Problem: Please write the listing below out again exactly, leaving every picture behind.

Supplied data:
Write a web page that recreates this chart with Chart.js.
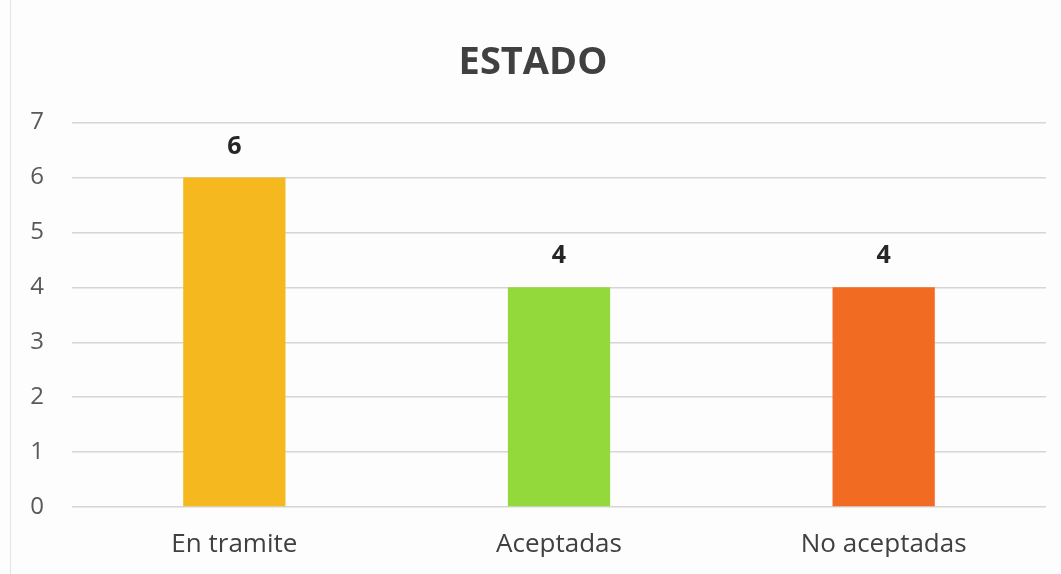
<!DOCTYPE html>
<html>
<head>
<meta charset="utf-8">
<script src="https://cdn.jsdelivr.net/npm/chart.js@4/dist/chart.umd.min.js"></script>
<style>
  html, body { margin: 0; padding: 0; background: #fdfdfd; }
  #wrap { position: relative; width: 1061px; height: 574px; }
  #wrap:before { content: ""; position: absolute; left: 10px; top: 0; bottom: 0; border-left: 1px solid #e4e4e4; }
</style>
</head>
<body>
<div id="wrap"><canvas id="c" width="1061" height="574"></canvas></div>
<script>
const categories = ["En tramite", "Aceptadas", "No aceptadas"];
const values = [6, 4, 4];
const barColors = ["#F6B81F", "#93D93B", "#F26B22"];
const yTicks = [0, 1, 2, 3, 4, 5, 6, 7];
const title = "ESTADO";

const valueLabels = {
  id: "valueLabels",
  afterDatasetsDraw(chart) {
    const ctx = chart.ctx;
    const meta = chart.getDatasetMeta(0);
    ctx.save();
    ctx.font = "bold 25px 'Open Sans', Lato, sans-serif";
    ctx.fillStyle = "#262626";
    ctx.textAlign = "center";
    ctx.textBaseline = "middle";
    meta.data.forEach((bar, i) => {
      ctx.fillText(String(values[i]), bar.x, bar.y - 31);
    });
    ctx.restore();
  }
};

new Chart(document.getElementById("c"), {
  type: "bar",
  data: {
    labels: categories,
    datasets: [{
      data: values,
      backgroundColor: barColors,
      borderWidth: 0,
      categoryPercentage: 1,
      barPercentage: 0.315
    }]
  },
  options: {
    responsive: false,
    animation: false,
    layout: { padding: { left: 20, right: 15, top: 0, bottom: 17 } },
    plugins: {
      legend: { display: false },
      tooltip: { enabled: false },
      title: {
        display: true,
        text: title,
        color: "#404040",
        font: { family: "'Open Sans', Lato, sans-serif", size: 38, weight: "bold", lineHeight: 1.2 },
        padding: { top: 40, bottom: 37 }
      }
    },
    scales: {
      x: {
        afterFit(scale) { scale.height = 50; },
        grid: { display: false, drawTicks: false },
        border: { display: false },
        ticks: {
          color: "#404040",
          padding: 22,
          font: { family: "'Open Sans', Lato, sans-serif", size: 26 }
        }
      },
      y: {
        min: 0,
        max: 7,
        afterFit(scale) { scale.width = 52; },
        afterBuildTicks(scale) { scale.ticks = yTicks.map(v => ({ value: v })); },
        grid: { color: "#d6d6d6", lineWidth: 1.5, drawTicks: false },
        border: { display: false },
        ticks: {
          color: "#595959",
          padding: 28,
          font: { family: "'Open Sans', Lato, sans-serif", size: 24 }
        }
      }
    }
  },
  plugins: [valueLabels]
});
</script>
</body>
</html>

Worked solution:
Write a web page that recreates this chart with Chart.js.
<!DOCTYPE html>
<html>
<head>
<meta charset="utf-8">
<script src="https://cdn.jsdelivr.net/npm/chart.js@4/dist/chart.umd.min.js"></script>
<style>
  html, body { margin: 0; padding: 0; background: #fdfdfd; }
  #wrap { position: relative; width: 1061px; height: 574px; }
  #wrap:before { content: ""; position: absolute; left: 10px; top: 0; bottom: 0; border-left: 1px solid #e4e4e4; }
</style>
</head>
<body>
<div id="wrap"><canvas id="c" width="1061" height="574"></canvas></div>
<script>
const categories = ["En tramite", "Aceptadas", "No aceptadas"];
const values = [6, 4, 4];
const barColors = ["#F6B81F", "#93D93B", "#F26B22"];
const yTicks = [0, 1, 2, 3, 4, 5, 6, 7];
const title = "ESTADO";

const valueLabels = {
  id: "valueLabels",
  afterDatasetsDraw(chart) {
    const ctx = chart.ctx;
    const meta = chart.getDatasetMeta(0);
    ctx.save();
    ctx.font = "bold 25px 'Open Sans', Lato, sans-serif";
    ctx.fillStyle = "#262626";
    ctx.textAlign = "center";
    ctx.textBaseline = "middle";
    meta.data.forEach((bar, i) => {
      ctx.fillText(String(values[i]), bar.x, bar.y - 31);
    });
    ctx.restore();
  }
};

new Chart(document.getElementById("c"), {
  type: "bar",
  data: {
    labels: categories,
    datasets: [{
      data: values,
      backgroundColor: barColors,
      borderWidth: 0,
      categoryPercentage: 1,
      barPercentage: 0.315
    }]
  },
  options: {
    responsive: false,
    animation: false,
    layout: { padding: { left: 20, right: 15, top: 0, bottom: 17 } },
    plugins: {
      legend: { display: false },
      tooltip: { enabled: false },
      title: {
        display: true,
        text: title,
        color: "#404040",
        font: { family: "'Open Sans', Lato, sans-serif", size: 38, weight: "bold", lineHeight: 1.2 },
        padding: { top: 40, bottom: 37 }
      }
    },
    scales: {
      x: {
        afterFit(scale) { scale.height = 50; },
        grid: { display: false, drawTicks: false },
        border: { display: false },
        ticks: {
          color: "#404040",
          padding: 22,
          font: { family: "'Open Sans', Lato, sans-serif", size: 26 }
        }
      },
      y: {
        min: 0,
        max: 7,
        afterFit(scale) { scale.width = 52; },
        afterBuildTicks(scale) { scale.ticks = yTicks.map(v => ({ value: v })); },
        grid: { color: "#d6d6d6", lineWidth: 1.5, drawTicks: false },
        border: { display: false },
        ticks: {
          color: "#595959",
          padding: 28,
          font: { family: "'Open Sans', Lato, sans-serif", size: 24 }
        }
      }
    }
  },
  plugins: [valueLabels]
});
</script>
</body>
</html>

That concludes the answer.